Listed records
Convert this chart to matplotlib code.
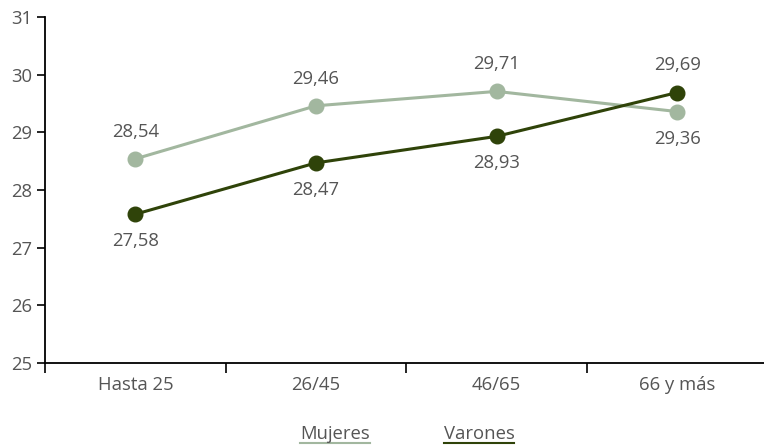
import matplotlib
matplotlib.use("Agg")
import matplotlib.pyplot as plt
from matplotlib.lines import Line2D

categorias = ["Hasta 25", "26/45", "46/65", "66 y más"]
mujeres = [28.54, 29.46, 29.71, 29.36]
varones = [27.58, 28.47, 28.93, 29.69]
series = ["Mujeres", "Varones"]

# label placement per point: +1 above, -1 below
pos_mujeres = [1, 1, 1, -1]
pos_varones = [-1, -1, -1, 1]

color_muj = "#a2b79f"
color_var = "#2f4309"
texto = "#555555"

plt.rcParams["font.family"] = ["Open Sans", "DejaVu Sans"]
FS = 13.3

W, H = 764, 445
fig = plt.figure(figsize=(W / 100, H / 100), dpi=100)
ax = fig.add_axes([45 / W, 82 / H, 722.5 / W, 346 / H])

x = list(range(len(categorias)))
for vals, col, pos in [(mujeres, color_muj, pos_mujeres), (varones, color_var, pos_varones)]:
    ax.plot(x, vals, color=col, lw=2.2, marker="o", ms=10.5, zorder=3, clip_on=False)
    for xi, v, p in zip(x, vals, pos):
        ax.annotate(f"{v:.2f}".replace(".", ","), (xi, v), xytext=(0, 19.5 * p),
                    textcoords="offset points", ha="center", va="center",
                    fontsize=FS, color=texto)

ax.set_xlim(-0.5, len(categorias) - 0.5)
ax.set_ylim(25, 31)
ax.set_yticks(range(25, 32))
ax.set_yticklabels([str(t) for t in range(25, 32)], fontsize=FS, color=texto)

ax.set_xticks([i - 0.5 for i in range(len(categorias) + 1)])
ax.set_xticklabels([])
ax.set_xticks(x, minor=True)
ax.set_xticklabels(categorias, minor=True, fontsize=FS, color=texto)
ax.tick_params(axis="x", which="minor", length=0, pad=9)
ax.tick_params(axis="x", which="major", length=7, width=1.2, color="black")
ax.tick_params(axis="y", length=6, width=1.2, color="black", pad=3)

for s in ["top", "right"]:
    ax.spines[s].set_visible(False)
for s in ["left", "bottom"]:
    ax.spines[s].set_linewidth(1.3)
    ax.spines[s].set_color("black")

# legend: names with coloured underline
legend_x = [335 / W, 479 / W]
for name, col, lx in zip(series, [color_muj, color_var], legend_x):
    fig.text(lx, (H - 434) / H, name, ha="center", va="center",
             fontsize=FS, color=texto)
    fig.add_artist(Line2D([lx - 35 / W, lx + 35 / W], [(H - 445 + 2.5) / H] * 2,
                          color=col, lw=1.5, transform=fig.transFigure))

fig.savefig("out.png", dpi=100)
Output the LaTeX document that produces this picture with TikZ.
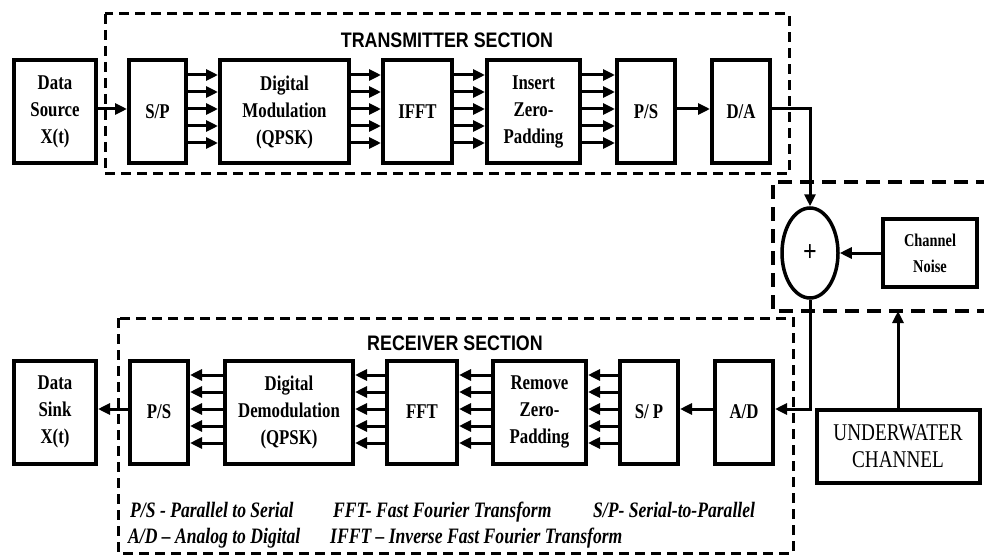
\documentclass[tikz,border=0pt]{standalone}
\usepackage{fontspec}
\setmainfont[FakeStretch=0.8]{Liberation Serif}
\newfontfamily\headfont[FakeStretch=0.85]{Liberation Sans}
\usetikzlibrary{arrows.meta,shapes.geometric}

\begin{document}
\begin{tikzpicture}[x=1pt, y=-1pt, >={Triangle[length=12pt,width=11pt]},
  blk/.style={draw, line width=4pt, align=center, inner sep=0pt,
    minimum height=103pt, font=\fontsize{21}{27}\selectfont\bfseries},
  sig/.style={->, line width=3pt},
  zone/.style={line width=3pt, dash pattern=on 10pt off 6pt},
  chzone/.style={line width=4.5pt, dash pattern=on 14pt off 8pt},
  head/.style={font=\headfont\fontsize{21}{24}\selectfont\bfseries},
  note/.style={anchor=base west, inner sep=0pt,
    font=\fontsize{22}{24}\selectfont\bfseries\itshape}]

% Frame
\useasboundingbox (0,0) rectangle (984,556);

% Section outlines
\draw[zone] (105,14) rectangle (789,174);
\draw[zone] (118,318) rectangle (793,553);
\draw[chzone] (990,182) -- (773,182) -- (773,311) -- (990,311);
\coordinate (chbot) at (898,311);

\node[head] (txtitle) at (447,40) {TRANSMITTER SECTION};
\node[head] (rxtitle) at (455,343) {RECEIVER SECTION};

% Transmitter chain
\node[blk, minimum width=82pt] (src) at (55,112) {Data\\Source\\X(t)};
\node[blk, minimum width=57pt] (sp) at (157.5,112) {S/P};
\node[blk, minimum width=129pt] (mod) at (284.5,112) {Digital\\Modulation\\(QPSK)};
\node[blk, minimum width=69pt] (ifft) at (417.5,112) {IFFT};
\node[blk, minimum width=93pt] (ins) at (533.5,112) {Insert\\Zero-\\Padding};
\node[blk, minimum width=58pt] (ps) at (646,112) {P/S};
\node[blk, minimum width=58pt] (da) at (741,112) {D/A};

% Channel
\node[draw, ellipse, line width=3.5pt, minimum width=56pt, minimum height=90pt,
  inner sep=0pt, font=\fontsize{30}{30}\selectfont\bfseries] (add) at (810,253) {+};
\node[draw, line width=4pt, minimum width=94pt, minimum height=68pt,
  align=center, inner sep=0pt, font=\fontsize{18}{26}\selectfont\bfseries] (noise) at (930,253) {Channel\\Noise};
\node[draw, line width=4pt, minimum width=163pt, minimum height=73pt,
  align=center, inner sep=0pt, font=\fontsize{24}{27}\selectfont] (uw) at (898,446.5) {UNDERWATER\\CHANNEL};

% Receiver chain
\node[blk, minimum width=82pt] (sink) at (55,412) {Data\\Sink\\X(t)};
\node[blk, minimum width=58pt] (rps) at (159,412) {P/S};
\node[blk, minimum width=128pt] (demod) at (289,412) {Digital\\Demodulation\\(QPSK)};
\node[blk, minimum width=70pt] (fft) at (422,412) {FFT};
\node[blk, minimum width=93pt] (rem) at (539.5,412) {Remove\\Zero-\\Padding};
\node[blk, minimum width=58pt] (rsp) at (649,412) {S/ P};
\node[blk, minimum width=58pt] (ad) at (744,412) {A/D};

% Parallel lines
\foreach \a/\b in {sp/mod, mod/ifft, ifft/ins, ins/ps}
  \foreach \dy in {-37,-20,-3,14,31}
    \draw[sig] ([shift={(0,\dy)}]\a.east) -- ([shift={(0,\dy)}]\b.west);
\foreach \a/\b in {rsp/rem, rem/fft, fft/demod, demod/rps}
  \foreach \dy in {-37,-20,-3,14,31}
    \draw[sig] ([shift={(0,\dy)}]\a.west) -- ([shift={(0,\dy)}]\b.east);

% Serial lines
\draw[sig] ([shift={(0,-3)}]src.east) -- ([shift={(0,-3)}]sp.west);
\draw[sig] ([shift={(0,-3)}]ps.east) -- ([shift={(0,-3)}]da.west);
\draw[sig] ([shift={(0,-3)}]da.east) -| (add.north);
\draw[sig] (noise.west) -- (add.east);
\draw[sig] (add.south) |- ([shift={(0,-3)}]ad.east);
\draw[sig] (uw.north) -- (chbot);
\draw[sig] ([shift={(0,-3)}]ad.west) -- ([shift={(0,-3)}]rsp.east);
\draw[sig] ([shift={(0,-3)}]rps.west) -- ([shift={(0,-3)}]sink.east);

% Abbreviations
\node[note] (nps) at (130,517) {P/S - Parallel to Serial};
\node[note] (nfft) at (333,517) {FFT- Fast Fourier Transform};
\node[note] (nsp) at (593,517) {S/P- Serial-to-Parallel};
\node[note] (nad) at (128,543) {A/D -- Analog to Digital};
\node[note] (nifft) at (330,543) {IFFT -- Inverse Fast Fourier Transform};

\end{tikzpicture}
\end{document}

Required work
Every entry above should be duplicated exactly. Do not include the images.

Result of this exercise
Convert this chart to matplotlib code.
import matplotlib
matplotlib.use("Agg")
import matplotlib.pyplot as plt
from matplotlib.lines import Line2D

categorias = ["Hasta 25", "26/45", "46/65", "66 y más"]
mujeres = [28.54, 29.46, 29.71, 29.36]
varones = [27.58, 28.47, 28.93, 29.69]
series = ["Mujeres", "Varones"]

# label placement per point: +1 above, -1 below
pos_mujeres = [1, 1, 1, -1]
pos_varones = [-1, -1, -1, 1]

color_muj = "#a2b79f"
color_var = "#2f4309"
texto = "#555555"

plt.rcParams["font.family"] = ["Open Sans", "DejaVu Sans"]
FS = 13.3

W, H = 764, 445
fig = plt.figure(figsize=(W / 100, H / 100), dpi=100)
ax = fig.add_axes([45 / W, 82 / H, 722.5 / W, 346 / H])

x = list(range(len(categorias)))
for vals, col, pos in [(mujeres, color_muj, pos_mujeres), (varones, color_var, pos_varones)]:
    ax.plot(x, vals, color=col, lw=2.2, marker="o", ms=10.5, zorder=3, clip_on=False)
    for xi, v, p in zip(x, vals, pos):
        ax.annotate(f"{v:.2f}".replace(".", ","), (xi, v), xytext=(0, 19.5 * p),
                    textcoords="offset points", ha="center", va="center",
                    fontsize=FS, color=texto)

ax.set_xlim(-0.5, len(categorias) - 0.5)
ax.set_ylim(25, 31)
ax.set_yticks(range(25, 32))
ax.set_yticklabels([str(t) for t in range(25, 32)], fontsize=FS, color=texto)

ax.set_xticks([i - 0.5 for i in range(len(categorias) + 1)])
ax.set_xticklabels([])
ax.set_xticks(x, minor=True)
ax.set_xticklabels(categorias, minor=True, fontsize=FS, color=texto)
ax.tick_params(axis="x", which="minor", length=0, pad=9)
ax.tick_params(axis="x", which="major", length=7, width=1.2, color="black")
ax.tick_params(axis="y", length=6, width=1.2, color="black", pad=3)

for s in ["top", "right"]:
    ax.spines[s].set_visible(False)
for s in ["left", "bottom"]:
    ax.spines[s].set_linewidth(1.3)
    ax.spines[s].set_color("black")

# legend: names with coloured underline
legend_x = [335 / W, 479 / W]
for name, col, lx in zip(series, [color_muj, color_var], legend_x):
    fig.text(lx, (H - 434) / H, name, ha="center", va="center",
             fontsize=FS, color=texto)
    fig.add_artist(Line2D([lx - 35 / W, lx + 35 / W], [(H - 445 + 2.5) / H] * 2,
                          color=col, lw=1.5, transform=fig.transFigure))

fig.savefig("out.png", dpi=100)
Output the LaTeX document that produces this picture with TikZ.
\documentclass[tikz,border=0pt]{standalone}
\usepackage{fontspec}
\setmainfont[FakeStretch=0.8]{Liberation Serif}
\newfontfamily\headfont[FakeStretch=0.85]{Liberation Sans}
\usetikzlibrary{arrows.meta,shapes.geometric}

\begin{document}
\begin{tikzpicture}[x=1pt, y=-1pt, >={Triangle[length=12pt,width=11pt]},
  blk/.style={draw, line width=4pt, align=center, inner sep=0pt,
    minimum height=103pt, font=\fontsize{21}{27}\selectfont\bfseries},
  sig/.style={->, line width=3pt},
  zone/.style={line width=3pt, dash pattern=on 10pt off 6pt},
  chzone/.style={line width=4.5pt, dash pattern=on 14pt off 8pt},
  head/.style={font=\headfont\fontsize{21}{24}\selectfont\bfseries},
  note/.style={anchor=base west, inner sep=0pt,
    font=\fontsize{22}{24}\selectfont\bfseries\itshape}]

% Frame
\useasboundingbox (0,0) rectangle (984,556);

% Section outlines
\draw[zone] (105,14) rectangle (789,174);
\draw[zone] (118,318) rectangle (793,553);
\draw[chzone] (990,182) -- (773,182) -- (773,311) -- (990,311);
\coordinate (chbot) at (898,311);

\node[head] (txtitle) at (447,40) {TRANSMITTER SECTION};
\node[head] (rxtitle) at (455,343) {RECEIVER SECTION};

% Transmitter chain
\node[blk, minimum width=82pt] (src) at (55,112) {Data\\Source\\X(t)};
\node[blk, minimum width=57pt] (sp) at (157.5,112) {S/P};
\node[blk, minimum width=129pt] (mod) at (284.5,112) {Digital\\Modulation\\(QPSK)};
\node[blk, minimum width=69pt] (ifft) at (417.5,112) {IFFT};
\node[blk, minimum width=93pt] (ins) at (533.5,112) {Insert\\Zero-\\Padding};
\node[blk, minimum width=58pt] (ps) at (646,112) {P/S};
\node[blk, minimum width=58pt] (da) at (741,112) {D/A};

% Channel
\node[draw, ellipse, line width=3.5pt, minimum width=56pt, minimum height=90pt,
  inner sep=0pt, font=\fontsize{30}{30}\selectfont\bfseries] (add) at (810,253) {+};
\node[draw, line width=4pt, minimum width=94pt, minimum height=68pt,
  align=center, inner sep=0pt, font=\fontsize{18}{26}\selectfont\bfseries] (noise) at (930,253) {Channel\\Noise};
\node[draw, line width=4pt, minimum width=163pt, minimum height=73pt,
  align=center, inner sep=0pt, font=\fontsize{24}{27}\selectfont] (uw) at (898,446.5) {UNDERWATER\\CHANNEL};

% Receiver chain
\node[blk, minimum width=82pt] (sink) at (55,412) {Data\\Sink\\X(t)};
\node[blk, minimum width=58pt] (rps) at (159,412) {P/S};
\node[blk, minimum width=128pt] (demod) at (289,412) {Digital\\Demodulation\\(QPSK)};
\node[blk, minimum width=70pt] (fft) at (422,412) {FFT};
\node[blk, minimum width=93pt] (rem) at (539.5,412) {Remove\\Zero-\\Padding};
\node[blk, minimum width=58pt] (rsp) at (649,412) {S/ P};
\node[blk, minimum width=58pt] (ad) at (744,412) {A/D};

% Parallel lines
\foreach \a/\b in {sp/mod, mod/ifft, ifft/ins, ins/ps}
  \foreach \dy in {-37,-20,-3,14,31}
    \draw[sig] ([shift={(0,\dy)}]\a.east) -- ([shift={(0,\dy)}]\b.west);
\foreach \a/\b in {rsp/rem, rem/fft, fft/demod, demod/rps}
  \foreach \dy in {-37,-20,-3,14,31}
    \draw[sig] ([shift={(0,\dy)}]\a.west) -- ([shift={(0,\dy)}]\b.east);

% Serial lines
\draw[sig] ([shift={(0,-3)}]src.east) -- ([shift={(0,-3)}]sp.west);
\draw[sig] ([shift={(0,-3)}]ps.east) -- ([shift={(0,-3)}]da.west);
\draw[sig] ([shift={(0,-3)}]da.east) -| (add.north);
\draw[sig] (noise.west) -- (add.east);
\draw[sig] (add.south) |- ([shift={(0,-3)}]ad.east);
\draw[sig] (uw.north) -- (chbot);
\draw[sig] ([shift={(0,-3)}]ad.west) -- ([shift={(0,-3)}]rsp.east);
\draw[sig] ([shift={(0,-3)}]rps.west) -- ([shift={(0,-3)}]sink.east);

% Abbreviations
\node[note] (nps) at (130,517) {P/S - Parallel to Serial};
\node[note] (nfft) at (333,517) {FFT- Fast Fourier Transform};
\node[note] (nsp) at (593,517) {S/P- Serial-to-Parallel};
\node[note] (nad) at (128,543) {A/D -- Analog to Digital};
\node[note] (nifft) at (330,543) {IFFT -- Inverse Fast Fourier Transform};

\end{tikzpicture}
\end{document}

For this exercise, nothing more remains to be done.